Goal of the exercise:
Return the listing below unchanged, minus its pictures.

Information supplied:
******************************
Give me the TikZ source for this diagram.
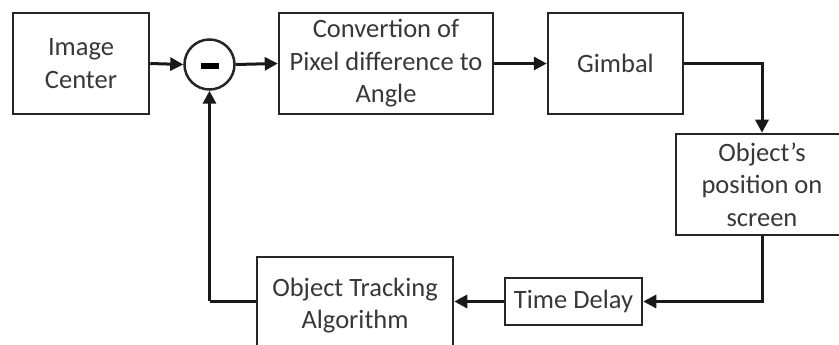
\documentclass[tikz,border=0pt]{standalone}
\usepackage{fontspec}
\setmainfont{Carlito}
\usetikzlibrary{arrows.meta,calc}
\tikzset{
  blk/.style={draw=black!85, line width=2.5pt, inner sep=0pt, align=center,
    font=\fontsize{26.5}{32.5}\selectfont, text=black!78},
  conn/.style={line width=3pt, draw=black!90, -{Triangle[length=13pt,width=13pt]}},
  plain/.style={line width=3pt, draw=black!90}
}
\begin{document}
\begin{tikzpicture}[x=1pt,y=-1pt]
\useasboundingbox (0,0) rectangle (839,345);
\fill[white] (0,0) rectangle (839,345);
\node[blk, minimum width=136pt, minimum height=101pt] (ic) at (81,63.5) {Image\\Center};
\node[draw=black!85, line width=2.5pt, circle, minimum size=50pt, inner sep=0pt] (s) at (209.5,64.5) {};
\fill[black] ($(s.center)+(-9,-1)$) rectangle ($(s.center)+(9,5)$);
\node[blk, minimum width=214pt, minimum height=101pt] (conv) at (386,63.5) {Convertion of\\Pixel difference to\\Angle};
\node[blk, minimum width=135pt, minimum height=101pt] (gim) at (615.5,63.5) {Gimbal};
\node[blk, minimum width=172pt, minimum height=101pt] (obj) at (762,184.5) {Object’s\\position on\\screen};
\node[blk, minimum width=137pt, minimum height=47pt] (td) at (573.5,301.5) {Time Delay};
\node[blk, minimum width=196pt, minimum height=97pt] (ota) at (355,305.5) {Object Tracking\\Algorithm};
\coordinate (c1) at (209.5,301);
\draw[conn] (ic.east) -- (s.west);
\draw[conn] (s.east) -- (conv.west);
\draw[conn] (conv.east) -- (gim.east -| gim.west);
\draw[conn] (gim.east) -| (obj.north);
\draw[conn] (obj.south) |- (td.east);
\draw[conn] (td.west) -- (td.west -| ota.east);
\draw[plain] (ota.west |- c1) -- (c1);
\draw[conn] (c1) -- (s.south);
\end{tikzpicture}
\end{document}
******************************
Exercise answer:
Give me the TikZ source for this diagram.
\documentclass[tikz,border=0pt]{standalone}
\usepackage{fontspec}
\setmainfont{Carlito}
\usetikzlibrary{arrows.meta,calc}
\tikzset{
  blk/.style={draw=black!85, line width=2.5pt, inner sep=0pt, align=center,
    font=\fontsize{26.5}{32.5}\selectfont, text=black!78},
  conn/.style={line width=3pt, draw=black!90, -{Triangle[length=13pt,width=13pt]}},
  plain/.style={line width=3pt, draw=black!90}
}
\begin{document}
\begin{tikzpicture}[x=1pt,y=-1pt]
\useasboundingbox (0,0) rectangle (839,345);
\fill[white] (0,0) rectangle (839,345);
\node[blk, minimum width=136pt, minimum height=101pt] (ic) at (81,63.5) {Image\\Center};
\node[draw=black!85, line width=2.5pt, circle, minimum size=50pt, inner sep=0pt] (s) at (209.5,64.5) {};
\fill[black] ($(s.center)+(-9,-1)$) rectangle ($(s.center)+(9,5)$);
\node[blk, minimum width=214pt, minimum height=101pt] (conv) at (386,63.5) {Convertion of\\Pixel difference to\\Angle};
\node[blk, minimum width=135pt, minimum height=101pt] (gim) at (615.5,63.5) {Gimbal};
\node[blk, minimum width=172pt, minimum height=101pt] (obj) at (762,184.5) {Object’s\\position on\\screen};
\node[blk, minimum width=137pt, minimum height=47pt] (td) at (573.5,301.5) {Time Delay};
\node[blk, minimum width=196pt, minimum height=97pt] (ota) at (355,305.5) {Object Tracking\\Algorithm};
\coordinate (c1) at (209.5,301);
\draw[conn] (ic.east) -- (s.west);
\draw[conn] (s.east) -- (conv.west);
\draw[conn] (conv.east) -- (gim.east -| gim.west);
\draw[conn] (gim.east) -| (obj.north);
\draw[conn] (obj.south) |- (td.east);
\draw[conn] (td.west) -- (td.west -| ota.east);
\draw[plain] (ota.west |- c1) -- (c1);
\draw[conn] (c1) -- (s.south);
\end{tikzpicture}
\end{document}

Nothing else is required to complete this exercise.